Flu Doctor Alexa Skill
Seattle Children’s Hospital partnered with Boston Children’s Hospital to create an Alexa skill to build trust in the science and safety behind the flu vaccine. Seattle Children’s contributed the knowledge and voice of Dr. Wendy Sue Swanson to write the scripts for the skill. Boston Children’s hospital contributed the back-end development of the skill. We timed the launch of the skill around the 2018 NFID Flu Press Conference which Dr. Swanson was invited to speak at.
Goals
- Build trust in the science and safety of the flu vaccine.
- Create a cross-country partnership between two leading children’s hospitals.
- Work to create a capacity for voice projects at Seattle Children’s.
- Leverage partnerships with trusted outside organizations CDC, NFID, AAP, and WA DOH to vet and promote our script and skill.
- Create and launch a communications and PR campaign to promote the skill and gain users.
Findings & Reach
User Enablements: |
people who enabled the skill within their Alexa app |
2,306 |
---|---|---|
Total Utterances: |
number of times users talked to Alexa within our skill |
3,750 |
Unique Customers: |
number of users who opened and used the skill once enabled |
781 |
Total Sessions: |
number of times users interacted with skill |
1,001 |
Number of Times What’s New With Flu Audio Files Were Played: |
|
58 |
- 96 total media placements
- 198.8 million in reach
- $385,000 in total earned publicity
Press Coverage
- Flu broke records for deaths, illnesses in 2017-2018, new CDC numbers show
- New Alexa skill from Seattle and Boston children’s hospitals takes on flu season
Conclusions
- Skill enablement is a barrier to engagement.
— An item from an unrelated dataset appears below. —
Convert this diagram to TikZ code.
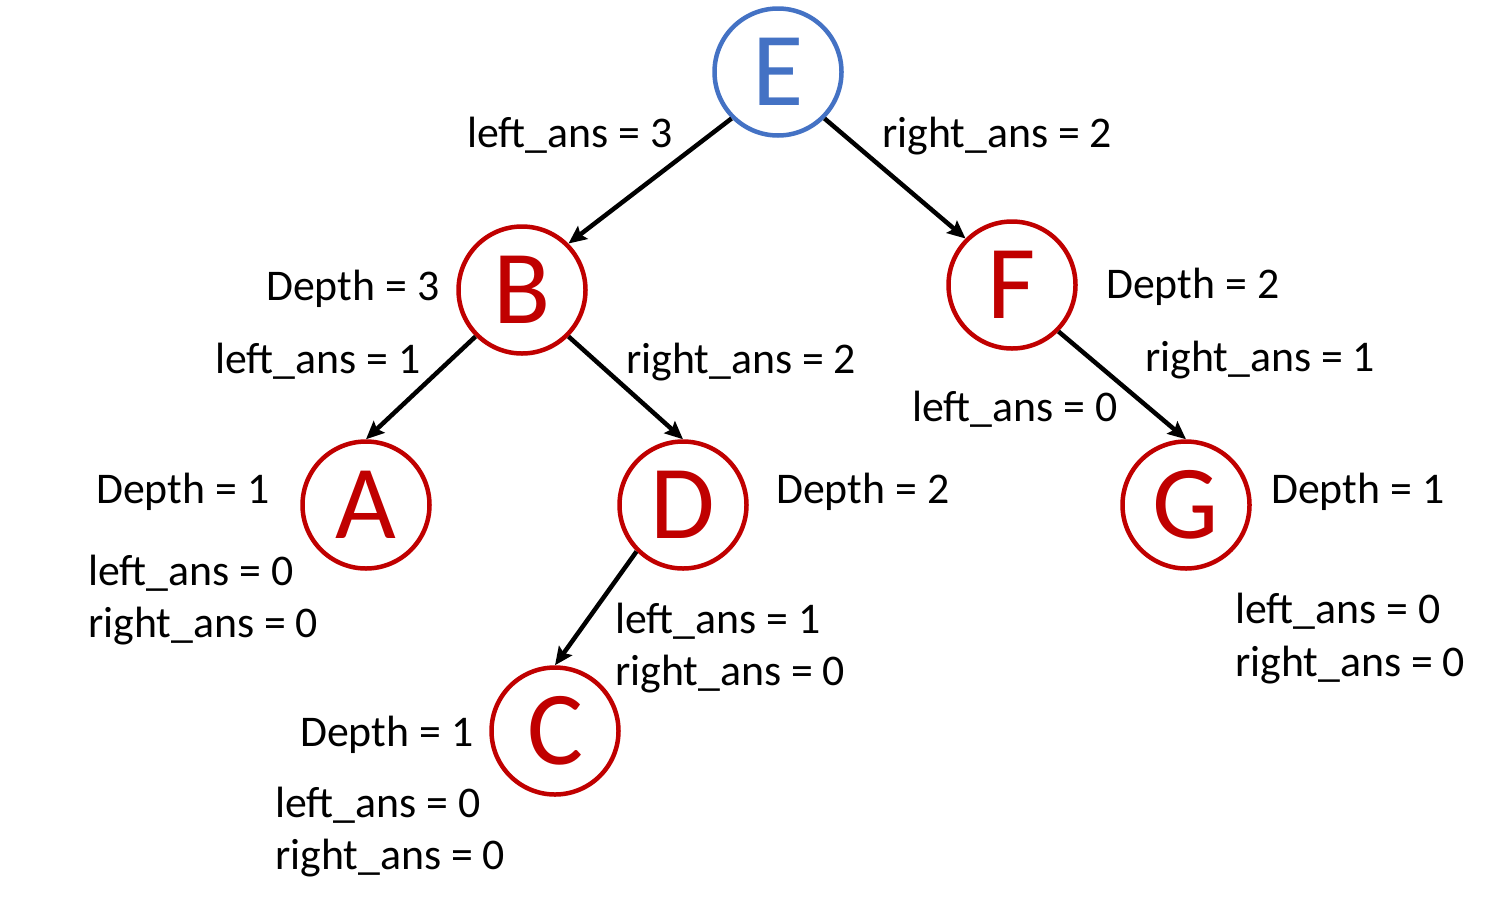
\documentclass[tikz,border=0pt]{standalone}
\usepackage{fontspec}
\setmainfont{Carlito}
\usetikzlibrary{arrows.meta}
\definecolor{nodeblue}{HTML}{4472C4}
\definecolor{nodered}{HTML}{C00000}
\begin{document}
\begin{tikzpicture}[x=1pt,y=-1pt,
  treenode/.style={circle,draw,line width=4.5pt,minimum size=127pt,inner sep=0pt,
    font=\fontsize{105}{110}\selectfont},
  rootnode/.style={treenode,draw=nodeblue,text=nodeblue},
  childnode/.style={treenode,draw=nodered,text=nodered},
  info/.style={anchor=base west,inner sep=0pt,font=\fontsize{43.8}{52}\selectfont},
  edge/.style={line width=4.5pt,-{Stealth[length=18pt,width=16pt,inset=3pt]}}]
\useasboundingbox (0,0) rectangle (1490,911);

% tree nodes
\node[rootnode]  (E) at (778,72)  {E};
\node[childnode] (B) at (522,290) {B};
\node[childnode] (F) at (1012,285) {F};
\node[childnode] (A) at (366,505) {A};
\node[childnode] (D) at (683,505) {D};
\node[childnode] (G) at (1186,505) {G};
\node[childnode] (C) at (555,731) {C};

% edges
\draw[edge] (E.south west) -- (B.north east);
\draw[edge] (E.south east) -- (F.north west);
\draw[edge] (B.south west) -- (A.north);
\draw[edge] (B.south east) -- (D.north);
\draw[edge] (F.south east) -- (G.north);
\draw[edge] (D.south west) -- (C.north);

% labels around E
\node[info] (eL) at (467,147) {left\_ans = 3};
\node[info] (eR) at (882,147) {right\_ans = 2};

% labels around B
\node[info] (bD) at (266,300) {Depth = 3};
\node[info] (bL) at (215,373) {left\_ans = 1};
\node[info] (bR) at (626,373) {right\_ans = 2};

% labels around F
\node[info] (fD) at (1106,298) {Depth = 2};
\node[info] (fR) at (1145,371) {right\_ans = 1};
\node[info] (fL) at (912,421) {left\_ans = 0};

% labels around A
\node[info] (aD) at (96,503) {Depth = 1};
\node[info] (aL) at (88,585) {left\_ans = 0};
\node[info] (aR) at (88,637) {right\_ans = 0};

% labels around D
\node[info] (dD) at (776,503) {Depth = 2};
\node[info] (dL) at (615,633) {left\_ans = 1};
\node[info] (dR) at (615,685) {right\_ans = 0};

% labels around G
\node[info] (gD) at (1271,503) {Depth = 1};
\node[info] (gL) at (1235,623) {left\_ans = 0};
\node[info] (gR) at (1235,676) {right\_ans = 0};

% labels around C
\node[info] (cD) at (300,746) {Depth = 1};
\node[info] (cL) at (275,817) {left\_ans = 0};
\node[info] (cR) at (275,869) {right\_ans = 0};
\end{tikzpicture}
\end{document}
Many users don’t know how to go enable a skill within their Alexa app.
- Whatever you prompt users to do first within your skill will typically have the most engagement.
- Partnering with AAP, NFID, CDC, and WA DOH added a layer of endorsement, trust, and reliability.
- Having a shared skill sit in 1 developer console presented challenges (access to metrics, etc.).